Considerate le richieste in campo era scientificamente impossibile accontentare tutti. Soprattutto perché Nicola Zingaretti aveva una rotta precisa in mente: capace di tutelare l’ambiente ma allo stesso tempo snellire le procedure e velocizzare la Regione.

Il nemico naturale

Foto © Recondoil

Il no ad alcuni passaggi fondamentali del pacchetto è arrivato dall’associazione che storicamente difende il Paesaggio nazionale: Italia Nostra, una delle più antiche realtà ambientaliste italiane.

Cosa contestava? Innanzitutto il fatto che le ‘semplificazioni‘ introdotte nel testo avessero poi alleggerito in maniera eccessiva i vincoli a tutela delle coste laziali, ma anche dei fiumi e dei laghi, dei fossi per lo scorrimento dell’acqua pubblica. Italia Nostra di Roma aveva poi evidenziato possibili rischi anche per le aree archeologiche della Capitale.

Nelle contestazioni sollevate al Ministero venivano evidenziate quelle che Italia Nostra ed altri hanno definito ‘inammissibili omissioni di tutela in particolare del patrimonio culturale e paesistico di Roma‘. E poi una serie di carenze di carattere generale.

Le indiscrezioni parlano di un lungo lavoro condotto lontano dai riflettori.
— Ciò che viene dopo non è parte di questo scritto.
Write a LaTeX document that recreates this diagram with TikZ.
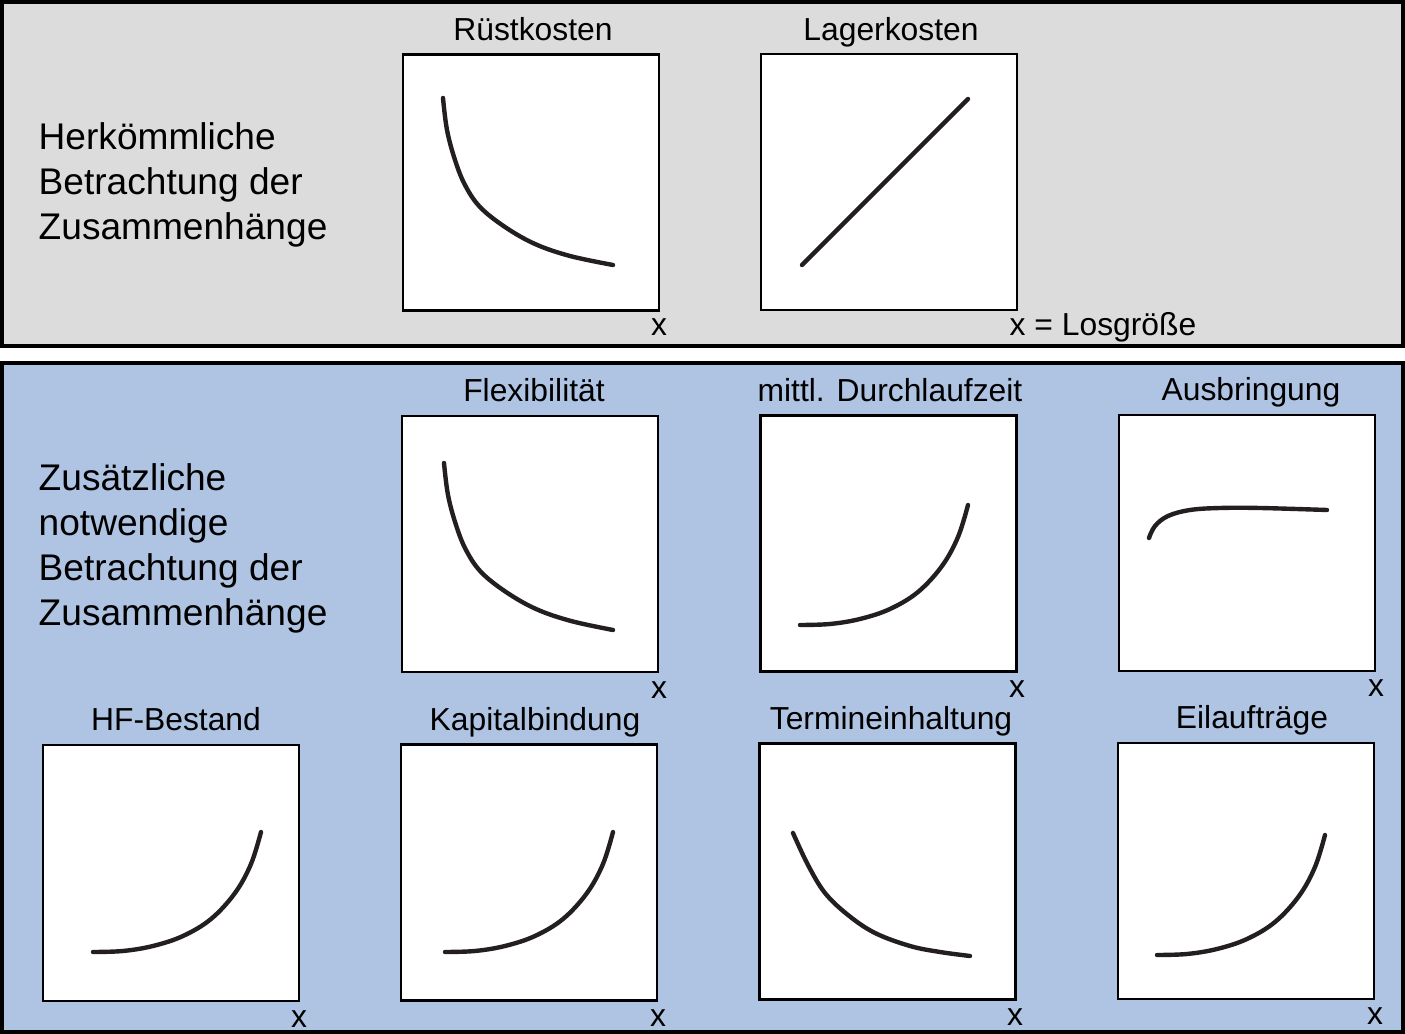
\documentclass[tikz,border=0pt]{standalone}
\usepackage{fontspec}
\setmainfont{Liberation Sans}
\definecolor{panelgray}{HTML}{DCDCDC}
\definecolor{panelblue}{HTML}{AFC3E2}
\definecolor{curveink}{HTML}{231F20}
\begin{document}
\begin{tikzpicture}[x=0.01cm,y=-0.01cm,
  panel/.style={draw=black,line width=1pt},
  plotbox/.style={draw=black,fill=white,line width=0.7pt,minimum width=2.56cm,minimum height=2.56cm,inner sep=0pt,outer sep=0pt},
  curve/.style={draw=curveink,line width=1.25pt,line cap=round,line join=round},
  title/.style={anchor=base,inner sep=0pt,font=\fontsize{9.05}{10.9}\selectfont},
  xlab/.style={anchor=base,inner sep=0pt,font=\fontsize{9.05}{10.9}\selectfont},
  lead/.style={anchor=north west,inner sep=0pt,align=left,font=\fontsize{10.55}{12.8}\selectfont}]
\useasboundingbox (0,0) rectangle (1405,1034);
% panels
\draw[panel,fill=panelgray] (2,2) rectangle (1403,346);
\draw[panel,fill=panelblue] (2,363) rectangle (1403,1032);
% left captions
\node[lead] (top) at (38,122) {Herkömmliche\\Betrachtung der\\Zusammenhänge};
\node[lead] (bot) at (38,463) {Zusätzliche\\notwendige\\Betrachtung der\\Zusammenhänge};
% plot boxes
\node[plotbox] (b1) at (531,182.5) {};
\node[plotbox] (b2) at (889,182) {};
\node[plotbox] (b3) at (530,544) {};
\node[plotbox] (b4) at (888.5,543.5) {};
\node[plotbox] (b5) at (1247,543) {};
\node[plotbox] (b6) at (171,873) {};
\node[plotbox] (b7) at (529,872.5) {};
\node[plotbox] (b8) at (887.5,871.5) {};
\node[plotbox] (b9) at (1246,871) {};
% titles
\node[title] (t1) at (533,41) {Rüstkosten};
\node[title] (t2) at (891,41) {Lagerkosten};
\node[title] (t3) at (534,402) {Flexibilität};
\node[title] (t4) at (890,402) {mittl. Durchlaufzeit};
\node[title] (t5) at (1251,401) {Ausbringung};
\node[title] (t6) at (176,731) {HF-Bestand};
\node[title] (t7) at (535,731) {Kapitalbindung};
\node[title] (t8) at (891,730) {Termineinhaltung};
\node[title] (t9) at (1252,729) {Eilaufträge};
% axis labels
\node[xlab] (x1) at (659,336) {x};
\node[xlab,anchor=base west] (x2) at (1009,336) {x = Losgröße};
\node[xlab] (x3) at (659,699) {x};
\node[xlab] (x4) at (1017,698) {x};
\node[xlab] (x5) at (1376,697) {x};
\node[xlab] (x6) at (299,1028) {x};
\node[xlab] (x7) at (658,1027) {x};
\node[xlab] (x8) at (1015,1026) {x};
\node[xlab] (x9) at (1375,1025) {x};
% curves
\draw[curve] plot[smooth,tension=0.6] coordinates {(443,98) (447,130) (455,160) (465,185) (480,207) (505,227) (535,244) (570,256) (613,265)};
\draw[curve] (802,265) -- (968,99);
\draw[curve] plot[smooth,tension=0.6] coordinates {(444,463) (448,495) (456,525) (466,550) (481,572) (506,592) (536,609) (571,621) (613,630)};
\draw[curve] plot[smooth,tension=0.6] coordinates {(800,625) (830,624) (860,619) (890,609) (918,592) (942,566) (958,537) (968,505)};
\draw[curve] plot[smooth,tension=0.6] coordinates {(1149,538) (1155,526) (1168,516) (1190,510) (1220,508) (1260,508) (1327,510)};
\begin{scope}[shift={(-707,327)}]
\draw[curve] plot[smooth,tension=0.6] coordinates {(800,625) (830,624) (860,619) (890,609) (918,592) (942,566) (958,537) (968,505)};
\end{scope}
\begin{scope}[shift={(-355,327)}]
\draw[curve] plot[smooth,tension=0.6] coordinates {(800,625) (830,624) (860,619) (890,609) (918,592) (942,566) (958,537) (968,505)};
\end{scope}
\begin{scope}[shift={(357,330)}]
\draw[curve] plot[smooth,tension=0.6] coordinates {(800,625) (830,624) (860,619) (890,609) (918,592) (942,566) (958,537) (968,505)};
\end{scope}
\draw[curve] plot[smooth,tension=0.6] coordinates {(793,833) (808,865) (825,893) (848,915) (875,933) (910,946) (940,952) (970,956)};
\end{tikzpicture}
\end{document}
Durato circa sei mesi. La pubblicazione del Ptpr è avvenuta solo a febbraio nonostante l’approvazione risalisse ad agosto precedente. In quei sei mesi si è cercato di individuare un punto di equilibrio con il quale salvare l’impianto del Piano (leggi qui L’intesa arriva all’alba: la Regione Lazio approva il Piano Territoriale). Nulla da fare.

Il ‘conflitto’

L’Aula del Consiglio Regionale del Lazio

Alla fine è arrivato il conflitto di fronte alla Corte Costituzionale. Non è stata una scelta politica. Non si è trattato di un pallone lanciato in tribuna per fermare la partita. È stata una scelta squisitamente tecnica. Fatta dall’apparato burocratico del Ministero dei Beni Culturali ed Ambientali.

Le indiscrezioni assicurano che non sia stata minimamente sollecitata: né da Nicola Zingaretti né da Dario Franceschini. Che avrebbero preferito una mediazione con cui salvare l’impianto e varare finalmente il Ptpr.

Come sempre, non tutti i mali vengono per nuocere. La sollevazione del conflitto tra organi dello Stato toglie una serie di castagne dal fuoco di Nicola Zingaretti in Regione Lazio. In pratica: il dibattuto viene spostato dall’Aula della Pisana all’Aula della Consulta.

Il linguaggio con il quale ora verrà mediato il Ptpr non sarà più quello della politica bensì quello dei Codici. Il che permette di evitare un nuovo scontro ideologico all’interno della maggioranza di centrosinistra e con le opposizioni.

E se i principi di semplificazione introdotti dalla Regione Lazio dovessero superare il vaglio della Consulta ci sarebbe ben poco spazio per altri scontri di natura politica sull’argomento. Praticamente nessuno.